Engine wise this Discovery Sport is fitted with the all new Ingenium diesel 2.0 TD4 engine that reduces weight and emissions whilst increasing economy and refinement. Producing 180bhp and a mountain of torque (317lb/ft) it was never struggling on or off road.
The optional “tow pack” allows a braked trailer weight of 2500kg which is respectable and would see a good sized boat or rally car being pulled along with legal ease. Consumption on mixed driving over a weekend was low 40’s which is much greater than the older 2.2 Diesel engine fitted to a previous Discovery Sport I reviewed.
Driving on the road was smooth but firm in regards to body and tyre roll, larger 4×4’s have come so far even in the last few years and they are driving more and more like cars for every model that is realised, thus meaning they handle well, are light to drive and respond well to city driving as well as coping fine when you’re in a rush on country lanes.

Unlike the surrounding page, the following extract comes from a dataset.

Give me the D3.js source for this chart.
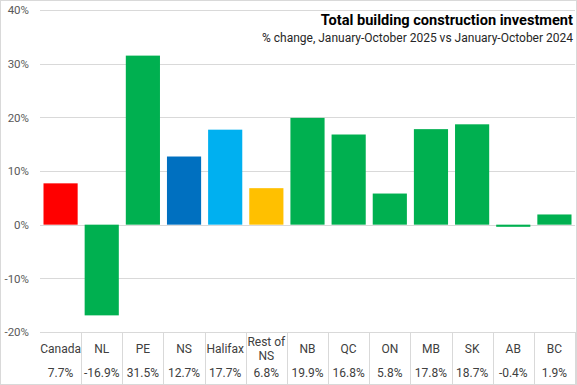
<!DOCTYPE html>
<html><head><meta charset="utf-8">
<script src="https://cdn.jsdelivr.net/npm/d3@7"></script>
<style>body{margin:0;background:#fff}svg{display:block}</style>
</head><body>
<svg id="c" width="577" height="385"></svg>
<script>
const categories = ["Canada","NL","PE","NS","Halifax","Rest of NS","NB","QC","ON","MB","SK","AB","BC"];
const values = [7.7,-16.9,31.5,12.7,17.7,6.8,19.9,16.8,5.8,17.8,18.7,-0.4,1.9];
const valueLabels = ["7.7%","-16.9%","31.5%","12.7%","17.7%","6.8%","19.9%","16.8%","5.8%","17.8%","18.7%","-0.4%","1.9%"];
const colors = ["#FF0000","#00B050","#00B050","#0070C0","#00B0F0","#FFC000","#00B050","#00B050","#00B050","#00B050","#00B050","#00B050","#00B050"];
const yTicks = [-20,-10,0,10,20,30,40];
const title = "Total building construction investment";
const subtitle = "% change, January-October 2025 vs January-October 2024";

const svg = d3.select("#c");
const font = "'Liberation Sans Narrow','Roboto','Liberation Sans',sans-serif";
const L = 40, R = 575, T = 10, B = 332;
const x = d3.scaleBand().domain(categories).range([L, R]).paddingInner(0.17).paddingOuter(0.085);
const xc = d3.scaleBand().domain(categories).range([L, R]);
const y = d3.scaleLinear().domain([-20, 40]).range([B, T]);

svg.append("rect").attr("x",0.5).attr("y",0.5).attr("width",576).attr("height",384)
  .attr("fill","#fff").attr("stroke","#d9d9d9");

// gridlines
svg.append("g").selectAll("line").data(yTicks).join("line")
  .attr("x1",L).attr("x2",R).attr("y1",d=>Math.round(y(d))+0.5).attr("y2",d=>Math.round(y(d))+0.5)
  .attr("stroke","#d9d9d9").attr("stroke-width",1);

// y axis labels
const yAxis = d3.axisLeft(y).tickValues(yTicks).tickFormat(d=>d+"%").tickSize(0).tickPadding(11);
const ga = svg.append("g").attr("transform",`translate(${L},0)`).call(yAxis);
ga.select(".domain").remove();
ga.selectAll("text").attr("font-family",font).attr("font-size","11.5px").attr("fill","#595959");

// bars
svg.append("g").selectAll("rect").data(categories).join("rect")
  .attr("x",d=>x(d)).attr("width",x.bandwidth())
  .attr("y",(d,i)=>y(Math.max(0,values[i])))
  .attr("height",(d,i)=>Math.abs(y(values[i])-y(0)))
  .attr("fill",(d,i)=>colors[i]);

// table
const tb = svg.append("g");
tb.append("line").attr("x1",L).attr("x2",R).attr("y1",B+0.5).attr("y2",B+0.5).attr("stroke","#d9d9d9");
tb.selectAll("line.v").data(categories).join("line").attr("class","v")
  .attr("x1",d=>Math.round(xc(d)+xc.bandwidth())+0.5).attr("x2",d=>Math.round(xc(d)+xc.bandwidth())+0.5)
  .attr("y1",B).attr("y2",384).attr("stroke","#d9d9d9");
tb.selectAll("text.cat").data(categories).join("text").attr("class","cat")
  .attr("x",d=>xc(d)+xc.bandwidth()/2).attr("text-anchor","middle")
  .attr("font-family",font).attr("font-size","12px").attr("fill","#404040")
  .each(function(d){
    const t = d3.select(this);
    if (d === "Rest of NS") {
      t.append("tspan").attr("x",xc(d)+xc.bandwidth()/2).attr("y",346).text("Rest of");
      t.append("tspan").attr("x",xc(d)+xc.bandwidth()/2).attr("y",360).text("NS");
    } else {
      t.attr("y",353).text(d);
    }
  });
tb.selectAll("text.val").data(categories).join("text").attr("class","val")
  .attr("x",d=>xc(d)+xc.bandwidth()/2).attr("y",377).attr("text-anchor","middle")
  .attr("font-family",font).attr("font-size","12px").attr("fill","#404040")
  .text((d,i)=>valueLabels[i]);

// titles
svg.append("text").attr("x",573).attr("y",25).attr("text-anchor","end")
  .attr("font-family",font).attr("font-weight","bold").attr("font-size","14.6px").attr("fill","#000")
  .text(title);
svg.append("text").attr("x",573).attr("y",42).attr("text-anchor","end")
  .attr("font-family",font).attr("font-size","12px").attr("fill","#262626")
  .text(subtitle);
</script>
</body></html>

They can absorb everything you throw at it with ease and when you have all the children dropped to school it is perfect to bring a filled soda up the mountain to your beloved who has been tending to a herd from first light.
Off road there are several aids; the main being the “terrain response system” as found in the Evoque in which the driver selects between four different settings depending on the surface below, these are: General, Grass/Gravel/Snow, Mud/Ruts and Sand. The vehicle then works out what it has to do with power delivery to keep you moving over whichever surface you are driving on.
It also features speed adjustable hill decent control, gradient release control and roll stability control. The manual Discovery Sport that we tested a year ago off road, wasn’t overly keen on making it up the steep incline test, needing some persuasion, but eventually made it. One other criticism of all Discovery Sport’s off road ability would be the severe lack of ground clearance, when driven on rutted tracks the underside doesn’t really have much of a chance however on less rutted areas it was awesome.
However; this latest 9 speed automatic version was unstoppable off road (well so long as the low ground clearance didn’t stop you in your tracks) and in comparison to its manual siblings took me by surprise at its ability. On road the automatic ‘box was a little sluggish and as such purchasing a Discovery Sport is easy for me, for lots of rough driving the 180bhp TD4 Auto is the one to go for but if used mostly on the road then the nicer model to drive is the 180bhp TD4 Manual.
Inside the cabin and it is a nice place to be, at the ride height it’s a joy to get in and out of, it’s not too low nor too high, just nice and the heated/cooled black leather seats are comfortable and reasonably supportive throughout, the second row seats have a slide forward option and this is key for the plus side of this Land Rover.
The Discovery Sport has a five seat layout plus two in the boot, the third row lift up creating two very cramped seats that would be suited for young children whilst still leaving enough room in the five usual seats for adults to be comfortable. The boot is mega with the third row inactive and would easily see a couple of sets of golf clubs, a tool box with spare wheels or a couple of prams with accompanying bags that go with children of such ages.
The model tested had a glass roof with electric blind creating an illusion of size once the light came streaming through and made the large cabin even more spacious feeling. The dash was well laid out and the usual toys apply such as heated & cooled seats, Bluetooth, sat nav, front and rear heated screens and electric everything. One last thing to note was the Meridian Surround Audio fitted, it was fantastic quality.
All in all, a nice comfortable safe place to be that is best suited on road and drives brilliantly with varying models to suit everyone’s needs. I would like to thank Walter Corr at Ireland Offroad Experience and Land Rover UK for accommodating the fun part of this review and also to Wash My Ride in Bangor for not being afraid to get stuck in on cleaning the car after my excursion!